SECTION: 1:iv
AMERICANIZATION
….And what is too often overlooked is the extension of these disintegrative tendencies into the realm of idea systems and images. There has been a breakdown not only of social institutions but of the shared symbols necessary to ordered existence—symbols defining the rhythms of life and death, group loyalties and the nature of reality. This 'desymbolization' reaches deeply into the individual mental life and undermines collective efforts of all kinds including that of fighting a war. Whatever success Communism has had as a cohesive social force in the North or in the South has resulted from its capacity to provide new images and symbols or to revitalize old ones. (Lifton, March 1968)
Americanization is the saddest and most tragic chapter in all Vietnamese ethnohistory, the Vietnamese holocaust is a portent of things to come, an apocalyptic vision without parallel in all of human history. As both a veteran and a child of the 60’s, it is impossible to feign neutrality or pseudo-objectivity. It is the most difficult chapter to write when its living memory malingers in the lost heart, fractured spirits, fragmented minds, amputated limbs, incinerated bodies and missing souls of all its innocent victims. It cannot be genuinely written about or sincerely read without bringing tears to one’s eyes.
The disillusionment and disbelief, the malingering incredulity between official policy and front-line reporting, between lifers and conscripted rank and file, between leaders and protestors, if nothing else, the really real case of the way it really was with the Vietnam conflict will prove to be a timeless study in the pornographic power of modern propaganda machines. It was a demonstration the power to delude and deceive a mass audience of Joe and Jane Public Television, and the power to use the same media to persuade the American people against the war.

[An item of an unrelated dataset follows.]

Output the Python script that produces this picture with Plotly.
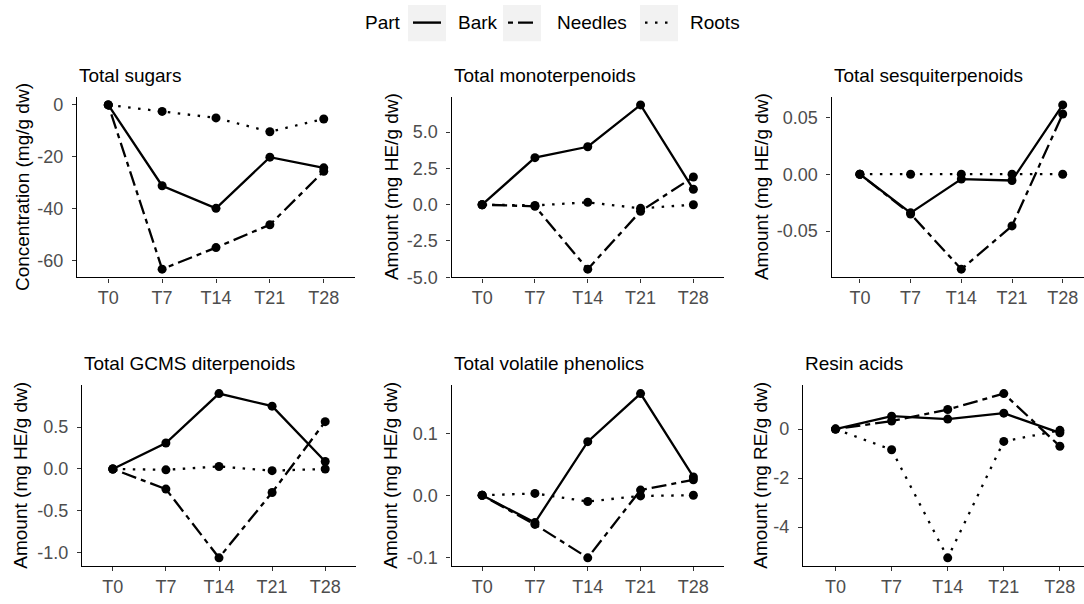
import plotly.graph_objects as go

# ---------------- data ----------------
times = ["T0", "T7", "T14", "T21", "T28"]
parts = ["Bark", "Needles", "Roots"]

panel_titles = ["Total sugars", "Total monoterpenoids", "Total sesquiterpenoids",
                "Total GCMS diterpenoids", "Total volatile phenolics", "Resin acids"]
y_titles = ["Concentration (mg/g dw)", "Amount (mg HE/g dw)", "Amount (mg HE/g dw)",
            "Amount (mg HE/g dw)", "Amount (mg HE/g dw)", "Amount (mg RE/g dw)"]

sugars_bark = [0, -31.1, -39.8, -20.1, -24.2]
sugars_needles = [0, -63.2, -54.9, -46.1, -25.5]
sugars_roots = [0, -2.5, -5.0, -10.3, -5.4]

mono_bark = [0, 3.24, 3.99, 6.87, 1.06]
mono_needles = [0, -0.11, -4.44, -0.45, 1.91]
mono_roots = [0, -0.05, 0.16, -0.25, 0.0]

sesq_bark = [0, -0.034, -0.0043, -0.0055, 0.061]
sesq_needles = [0, -0.035, -0.0836, -0.0455, 0.053]
sesq_roots = [0, 0.0, 0.0, 0.0, 0.0]

dite_bark = [0, 0.31, 0.90, 0.75, 0.09]
dite_needles = [0, -0.24, -1.06, -0.28, 0.565]
dite_roots = [0, -0.01, 0.03, -0.02, 0.0]

phen_bark = [0, -0.044, 0.0865, 0.164, 0.0296]
phen_needles = [0, -0.047, -0.1008, 0.0084, 0.025]
phen_roots = [0, 0.003, -0.01, -0.001, 0.0]

resin_bark = [0, 0.53, 0.41, 0.65, -0.15]
resin_needles = [0, 0.33, 0.80, 1.45, -0.70]
resin_roots = [0, -0.84, -5.25, -0.50, -0.05]

tick_vals = [[0, -20, -40, -60], [5, 2.5, 0, -2.5, -5], [0.05, 0, -0.05],
             [0.5, 0, -0.5, -1.0], [0.1, 0, -0.1], [0, -2, -4]]
tick_text = [["0", "-20", "-40", "-60"], ["5.0", "2.5", "0.0", "-2.5", "-5.0"],
             ["0.05", "0.00", "-0.05"], ["0.5", "0.0", "-0.5", "-1.0"],
             ["0.1", "0.0", "-0.1"], ["0", "-2", "-4"]]

panels = [
    (sugars_bark, sugars_needles, sugars_roots),
    (mono_bark, mono_needles, mono_roots),
    (sesq_bark, sesq_needles, sesq_roots),
    (dite_bark, dite_needles, dite_roots),
    (phen_bark, phen_needles, phen_roots),
    (resin_bark, resin_needles, resin_roots),
]

# ---------------- styling / layout ----------------
W, H = 1084, 604
FONT = "Liberation Sans, Arial, sans-serif"
dashes = {"Bark": "solid", "Needles": "5px,5px,15px,5px", "Roots": "2.5px,7.5px"}

# panel pixel boxes: (left, right, top, bottom) and x ranges
boxes = [
    (77, 355, 97.5, 281.5), (451.5, 724, 97.5, 281.5), (831.5, 1084, 97.5, 281.5),
    (82, 356, 391.5, 575.5), (451.5, 724, 391.5, 575.5), (803, 1084, 391.5, 575.5),
]
xranges = [[-0.58, 4.58], [-0.58, 4.58], [-0.56, 4.42],
           [-0.58, 4.58], [-0.58, 4.58], [-0.58, 4.43]]
ytitle_x = [22, 391, 761, 21, 391, 761]

fig = go.Figure()
layout = {}
annotations = []
shapes = []

for i, (series, title, ytitle) in enumerate(zip(panels, panel_titles, y_titles)):
    n = "" if i == 0 else str(i + 1)
    xa, ya = "x" + n, "y" + n
    for part, vals in zip(parts, series):
        fig.add_trace(go.Scatter(
            x=times, y=vals, mode="lines+markers", name=part, showlegend=False,
            line=dict(color="black", width=2.3, dash=dashes[part]),
            marker=dict(color="black", size=9),
            xaxis=xa, yaxis=ya))
    allv = [v for s in series for v in s]
    lo, hi = min(allv), max(allv)
    pad = (hi - lo) * 0.05
    l, r, t, b = boxes[i]
    axis_common = dict(showgrid=False, zeroline=False, showline=True, linecolor="black",
                       linewidth=1.3, ticks="outside", ticklen=4, tickwidth=1.2,
                       tickcolor="#333333", tickfont=dict(family=FONT, size=18, color="#4d4d4d"))
    layout["xaxis" + n] = dict(axis_common, domain=[l / W, r / W], anchor=ya,
                               type="category", categoryorder="array", categoryarray=times,
                               range=xranges[i], ticklabeloverflow="allow")
    layout["yaxis" + n] = dict(axis_common, domain=[1 - b / H, 1 - t / H], anchor=xa,
                               range=[lo - pad, hi + pad], tickvals=tick_vals[i],
                               ticktext=tick_text[i], ticklabelstandoff=5)
    annotations.append(dict(text=title, xref="paper", yref="paper", x=l / W,
                            y=1 - (t - 22) / H, xanchor="left", yanchor="middle",
                            showarrow=False, font=dict(family=FONT, size=19, color="black")))
    annotations.append(dict(text=ytitle, xref="paper", yref="paper", x=ytitle_x[i] / W,
                            y=1 - ((t + b) / 2) / H, xanchor="center", yanchor="middle",
                            textangle=-90, showarrow=False,
                            font=dict(family=FONT, size=19, color="black")))

# ---------------- manual legend ----------------
ly = 22
annotations.append(dict(text="Part", xref="paper", yref="paper", x=363 / W, y=1 - ly / H,
                        xanchor="left", yanchor="middle", showarrow=False,
                        font=dict(family=FONT, size=19, color="black")))
legend_items = [("Bark", 408, 456), ("Needles", 503, 555), ("Roots", 640, 688)]
for part, kx, tx in legend_items:
    shapes.append(dict(type="rect", xref="paper", yref="paper", x0=kx / W, x1=(kx + 38) / W,
                       y0=1 - 41 / H, y1=1 - 4 / H, fillcolor="#f2f2f2", line=dict(width=0),
                       layer="below"))
    shapes.append(dict(type="line", xref="paper", yref="paper", x0=(kx + 5) / W,
                       x1=(kx + 33) / W, y0=1 - ly / H, y1=1 - ly / H,
                       line=dict(color="black", width=2.4, dash=dashes[part])))
    annotations.append(dict(text=part, xref="paper", yref="paper", x=tx / W, y=1 - ly / H,
                            xanchor="left", yanchor="middle", showarrow=False,
                            font=dict(family=FONT, size=19, color="black")))

fig.update_layout(**layout)
fig.update_layout(width=W, height=H, margin=dict(l=0, r=0, t=0, b=0),
                  paper_bgcolor="white", plot_bgcolor="white",
                  annotations=annotations, shapes=shapes, showlegend=False,
                  font=dict(family=FONT, color="black"))

fig.write_html("out.html", config={"displayModeBar": False},
               post_script="document.body.style.margin='0';document.body.style.overflow='hidden';")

For the first time in human history Americans at war became a popular evening past-time. American friends and families together at home could watch their young sons and brothers and cousins and neighbors kill and be killed during the many continuing episodes of the unfolding docu-drama of the Vietnam conflict. From Alexander Haig to Ho Chi Minh, from John Wayne to Jane Fonda, from cluster-bombs to booby-traps, from B-52’s to ponji sticks, from My Lai to Haiphong, from children’s atrocity stories to official body counts, from Walter Cronkite to Con Son tiger cages. It is extremely difficult to separate fact from fancy while the question remains to be answered—"Where the Hell was Vietnam?"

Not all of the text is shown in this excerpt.